__OBJECTIVE__: The lines from the top of the material through the line with "color='#3a3a3a', lw=1.0, zorder=1)" are to be set down exactly. Leave the pictures out.

=====

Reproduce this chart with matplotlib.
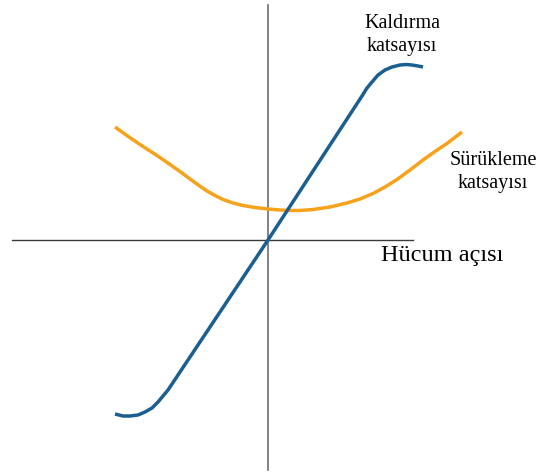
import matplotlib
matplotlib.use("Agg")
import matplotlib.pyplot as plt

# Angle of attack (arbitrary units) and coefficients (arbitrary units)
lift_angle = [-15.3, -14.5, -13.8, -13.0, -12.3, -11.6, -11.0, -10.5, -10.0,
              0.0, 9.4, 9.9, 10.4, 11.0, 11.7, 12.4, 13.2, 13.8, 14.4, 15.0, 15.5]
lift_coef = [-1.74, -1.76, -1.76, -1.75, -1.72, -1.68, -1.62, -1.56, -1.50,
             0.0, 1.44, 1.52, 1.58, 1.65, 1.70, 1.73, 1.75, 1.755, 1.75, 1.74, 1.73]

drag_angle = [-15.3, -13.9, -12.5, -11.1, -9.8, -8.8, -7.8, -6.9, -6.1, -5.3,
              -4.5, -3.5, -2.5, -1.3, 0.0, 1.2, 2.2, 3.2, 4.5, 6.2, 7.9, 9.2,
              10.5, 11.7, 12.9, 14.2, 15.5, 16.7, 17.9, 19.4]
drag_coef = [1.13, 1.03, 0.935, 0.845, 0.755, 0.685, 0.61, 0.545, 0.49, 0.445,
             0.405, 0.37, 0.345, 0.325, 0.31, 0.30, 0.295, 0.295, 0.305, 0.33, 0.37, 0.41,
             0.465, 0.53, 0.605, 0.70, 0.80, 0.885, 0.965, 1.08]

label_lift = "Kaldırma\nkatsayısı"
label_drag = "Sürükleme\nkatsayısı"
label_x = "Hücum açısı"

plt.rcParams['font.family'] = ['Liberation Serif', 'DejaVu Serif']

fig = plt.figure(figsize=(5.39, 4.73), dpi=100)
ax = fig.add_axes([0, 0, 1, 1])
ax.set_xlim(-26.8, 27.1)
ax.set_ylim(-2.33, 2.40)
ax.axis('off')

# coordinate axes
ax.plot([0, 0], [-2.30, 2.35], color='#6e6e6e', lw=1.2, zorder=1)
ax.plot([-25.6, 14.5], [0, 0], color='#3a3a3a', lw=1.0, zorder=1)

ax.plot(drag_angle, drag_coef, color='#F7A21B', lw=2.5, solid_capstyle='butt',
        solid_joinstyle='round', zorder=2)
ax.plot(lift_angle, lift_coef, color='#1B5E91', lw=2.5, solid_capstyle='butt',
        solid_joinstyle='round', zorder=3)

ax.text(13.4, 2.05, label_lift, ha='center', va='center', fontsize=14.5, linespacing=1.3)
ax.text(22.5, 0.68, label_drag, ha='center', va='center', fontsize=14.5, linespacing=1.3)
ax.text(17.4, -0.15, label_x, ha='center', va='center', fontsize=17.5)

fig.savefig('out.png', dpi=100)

=====

__TASK ANSWER__:
Reproduce this chart with matplotlib.
import matplotlib
matplotlib.use("Agg")
import matplotlib.pyplot as plt

# Angle of attack (arbitrary units) and coefficients (arbitrary units)
lift_angle = [-15.3, -14.5, -13.8, -13.0, -12.3, -11.6, -11.0, -10.5, -10.0,
              0.0, 9.4, 9.9, 10.4, 11.0, 11.7, 12.4, 13.2, 13.8, 14.4, 15.0, 15.5]
lift_coef = [-1.74, -1.76, -1.76, -1.75, -1.72, -1.68, -1.62, -1.56, -1.50,
             0.0, 1.44, 1.52, 1.58, 1.65, 1.70, 1.73, 1.75, 1.755, 1.75, 1.74, 1.73]

drag_angle = [-15.3, -13.9, -12.5, -11.1, -9.8, -8.8, -7.8, -6.9, -6.1, -5.3,
              -4.5, -3.5, -2.5, -1.3, 0.0, 1.2, 2.2, 3.2, 4.5, 6.2, 7.9, 9.2,
              10.5, 11.7, 12.9, 14.2, 15.5, 16.7, 17.9, 19.4]
drag_coef = [1.13, 1.03, 0.935, 0.845, 0.755, 0.685, 0.61, 0.545, 0.49, 0.445,
             0.405, 0.37, 0.345, 0.325, 0.31, 0.30, 0.295, 0.295, 0.305, 0.33, 0.37, 0.41,
             0.465, 0.53, 0.605, 0.70, 0.80, 0.885, 0.965, 1.08]

label_lift = "Kaldırma\nkatsayısı"
label_drag = "Sürükleme\nkatsayısı"
label_x = "Hücum açısı"

plt.rcParams['font.family'] = ['Liberation Serif', 'DejaVu Serif']

fig = plt.figure(figsize=(5.39, 4.73), dpi=100)
ax = fig.add_axes([0, 0, 1, 1])
ax.set_xlim(-26.8, 27.1)
ax.set_ylim(-2.33, 2.40)
ax.axis('off')

# coordinate axes
ax.plot([0, 0], [-2.30, 2.35], color='#6e6e6e', lw=1.2, zorder=1)
ax.plot([-25.6, 14.5], [0, 0], color='#3a3a3a', lw=1.0, zorder=1)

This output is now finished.